Comment by largbae
4 hours ago
How is this different from the old "Let me Google that for you" response? Is answering via AI rude, or is asking a question that you can get a straight answer from an LLM the rude thing? Both?
You might be annoyed with me if I asked you for a link to AirBnB for example.
LMGTFY was an intentionally rude tongue-in-cheek response when someone was asking a question that could easily be answered by a simple search. This is about asking more complex questions that don't necessarily have a single objective answer.
The difference is that the LLM answer is almost always wrong. It assumes I have not already used an LLM and that I am asking something that an LLM can answer.
If the guy was asking about a business process in their business how would chatGPT know what their process is?
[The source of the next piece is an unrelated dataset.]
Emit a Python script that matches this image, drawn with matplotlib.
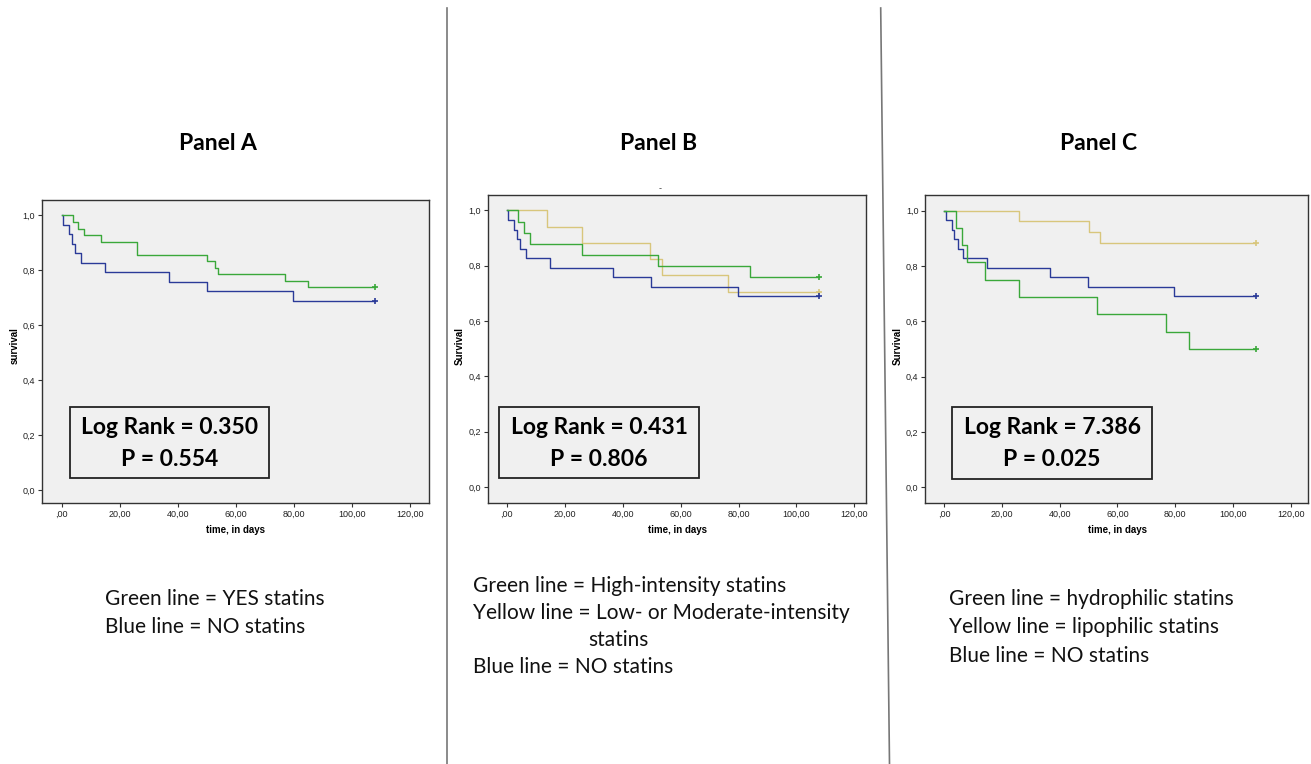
import matplotlib
matplotlib.use("Agg")
import matplotlib.pyplot as plt
from matplotlib.lines import Line2D
from matplotlib.patches import Rectangle

W, H = 1311, 764

# Kaplan-Meier steps (time in days, survival)
blue_t = [0, 0.6, 2.6, 3.6, 4.7, 6.7, 14.9, 36.8, 49.9, 79.7, 107.8]
blue_s = [1.0, 0.966, 0.931, 0.897, 0.862, 0.828, 0.793, 0.759, 0.724, 0.690, 0.690]

a_green_t = [0, 3.8, 5.7, 7.8, 13.6, 25.8, 49.9, 52.8, 53.7, 76.9, 84.9, 107.8]
a_green_s = [1.0, 0.976, 0.952, 0.929, 0.905, 0.857, 0.833, 0.810, 0.786, 0.762, 0.738, 0.738]

b_green_t = [0, 4.0, 6.0, 8.0, 25.9, 52.3, 84.1, 107.8]
b_green_s = [1.0, 0.96, 0.92, 0.88, 0.84, 0.80, 0.76, 0.76]
b_yellow_t = [0, 13.8, 25.9, 49.6, 53.5, 76.3, 107.8]
b_yellow_s = [1.0, 0.941, 0.882, 0.824, 0.765, 0.706, 0.706]

c_green_t = [0, 4.0, 6.1, 8.1, 14.1, 26.0, 52.8, 76.8, 84.7, 107.8]
c_green_s = [1.0, 0.938, 0.875, 0.813, 0.750, 0.688, 0.625, 0.563, 0.500, 0.500]
c_yellow_t = [0, 26.0, 50.0, 53.9, 107.8]
c_yellow_s = [1.0, 0.962, 0.923, 0.885, 0.885]

x_ticks = [0, 20, 40, 60, 80, 100, 120]
x_ticklabels = [",00", "20,00", "40,00", "60,00", "80,00", "100,00", "120,00"]
y_ticks = [0.0, 0.2, 0.4, 0.6, 0.8, 1.0]
y_ticklabels = ["0,0", "0,2", "0,4", "0,6", "0,8", "1,0"]

titles = ["Panel A", "Panel B", "Panel C"]
ylabels = ["survival", "Survival", "Survival"]
stats = [("0.350", "0.554"), ("0.431", "0.806"), ("7.386", "0.025")]

GREEN = "#3aa83a"
BLUE = "#2a3a98"
YELLOW = "#d8c67c"

fig = plt.figure(figsize=(W / 100, H / 100), dpi=100)


def px(x, y):
    return x / W, 1 - y / H


def make_axes(left, top, right, bottom, xlim, ylim):
    ax = fig.add_axes([left / W, 1 - bottom / H, (right - left) / W, (bottom - top) / H])
    ax.set_facecolor("#f0f0f0")
    ax.set_xlim(*xlim)
    ax.set_ylim(*ylim)
    ax.set_xticks(x_ticks)
    ax.set_xticklabels(x_ticklabels)
    ax.set_yticks(y_ticks)
    ax.set_yticklabels(y_ticklabels)
    ax.tick_params(length=3, width=0.8, color="#333333", labelsize=6.5, pad=2,
                   labelcolor="#222222")
    for lab in ax.get_xticklabels() + ax.get_yticklabels():
        lab.set_family("Liberation Sans")
    for sp in ax.spines.values():
        sp.set_color("#333333")
        sp.set_linewidth(1.0)
    return ax


def km(ax, t, s, color):
    ax.step(t, s, where="post", color=color, lw=1.0)
    ax.plot(t[-1], s[-1], marker="+", color=color, ms=5, mew=1.2)


axes = [
    make_axes(41.7, 200, 429, 503.3, (-6.88, 126.4), (-0.047, 1.056)),
    make_axes(487.7, 195, 866, 502.7, (-6.56, 124.0), (-0.057, 1.056)),
    make_axes(925.3, 195, 1308, 503.3, (-6.47, 125.9), (-0.058, 1.057)),
]

km(axes[0], blue_t, blue_s, BLUE)
km(axes[0], a_green_t, a_green_s, GREEN)

km(axes[1], b_yellow_t, b_yellow_s, YELLOW)
km(axes[1], blue_t, blue_s, BLUE)
km(axes[1], b_green_t, b_green_s, GREEN)

km(axes[2], c_yellow_t, c_yellow_s, YELLOW)
km(axes[2], blue_t, blue_s, BLUE)
km(axes[2], c_green_t, c_green_s, GREEN)

# axis titles and panel headings
title_x = [218, 659, 1099]
ylab_x = [15, 460, 898]
xlab_x = [235, 678, 1117]
for i in range(3):
    fig.text(*px(title_x[i], 143), titles[i], family="Lato", weight="bold",
             fontsize=16.5, ha="center", va="center")
    fig.text(*px(ylab_x[i], 346), ylabels[i], family="Liberation Sans", weight="bold",
             fontsize=7, rotation=90, ha="center", va="center")
    fig.text(*px(xlab_x[i], 530), "time, in days", family="Liberation Sans",
             weight="bold", fontsize=7, ha="center", va="center")

# Log Rank boxes
boxes = [(70, 407, 269, 478), (499, 407, 699, 478), (952, 407, 1152, 479)]
for (x0, y0, x1, y1), (lr, p) in zip(boxes, stats):
    fig.patches.append(Rectangle(px(x0, y1), (x1 - x0) / W, (y1 - y0) / H,
                                 transform=fig.transFigure, fill=False,
                                 ec="#222222", lw=1.3))
    cx = (x0 + x1) / 2
    fig.text(*px(cx, 428), f"Log Rank = {lr}", family="Lato", weight="bold",
             fontsize=16.5, ha="center", va="center")
    fig.text(*px(cx, 459), f"P = {p}", family="Lato", weight="bold",
             fontsize=16.5, ha="center", va="center")

# small dash above panel B
fig.text(*px(660, 189), "-", fontsize=6, ha="center", va="center", color="#444444")

# legends written under the panels
legend_kw = dict(family="Lato", fontsize=15, va="center", ha="left", color="#111111")
fig.text(*px(105, 599), "Green line = YES statins", **legend_kw)
fig.text(*px(105, 627), "Blue line = NO statins", **legend_kw)

fig.text(*px(473, 586), "Green line = High-intensity statins", **legend_kw)
fig.text(*px(473, 613), "Yellow line = Low- or Moderate-intensity", **legend_kw)
fig.text(*px(588, 640), "statins", **legend_kw)
fig.text(*px(473, 667), "Blue line = NO statins", **legend_kw)

fig.text(*px(949, 599), "Green line = hydrophilic statins", **legend_kw)
fig.text(*px(949, 627), "Yellow line = lipophilic statins", **legend_kw)
fig.text(*px(949, 656), "Blue line = NO statins", **legend_kw)

# panel dividers
fig.add_artist(Line2D([446.7 / W, 446.7 / W], [1 - 8 / H, 0], transform=fig.transFigure,
                      color="#777777", lw=1.2))
fig.add_artist(Line2D([880.7 / W, 889.5 / W], [1 - 8 / H, 0], transform=fig.transFigure,
                      color="#777777", lw=1.2))

fig.savefig("out.png", dpi=100, facecolor="white")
`Just send me the prompt` applies. If you have an answer and you feed it to an LLM to dress it up, just send me the prompt. If you don't have the answer and are just going to ask an LLM just tell me `I don't know`.
I don't need a proxy for ChatGPT.
I may have to break the news to you that the LMGTFY was also rude. Both LMGTFY and AI copypastes are rude and dismissive answers that are intended to make the person asking the question feel stupid and bad. It only provides value in making you feel really smart and possibly smug about showing that question-asker what's up, and offers nothing in the short term about their problem (or in the long term about their comfort in turning to you for help).
> you can get a straight answer from an LLM
By definition, LLMs cannot give a straight answer. They give you text based off next token probabilities.
LMGTFY was rude. You'd never send that to a coworker, unless you were close friends and wanted to rib them a bit for having a brain fart.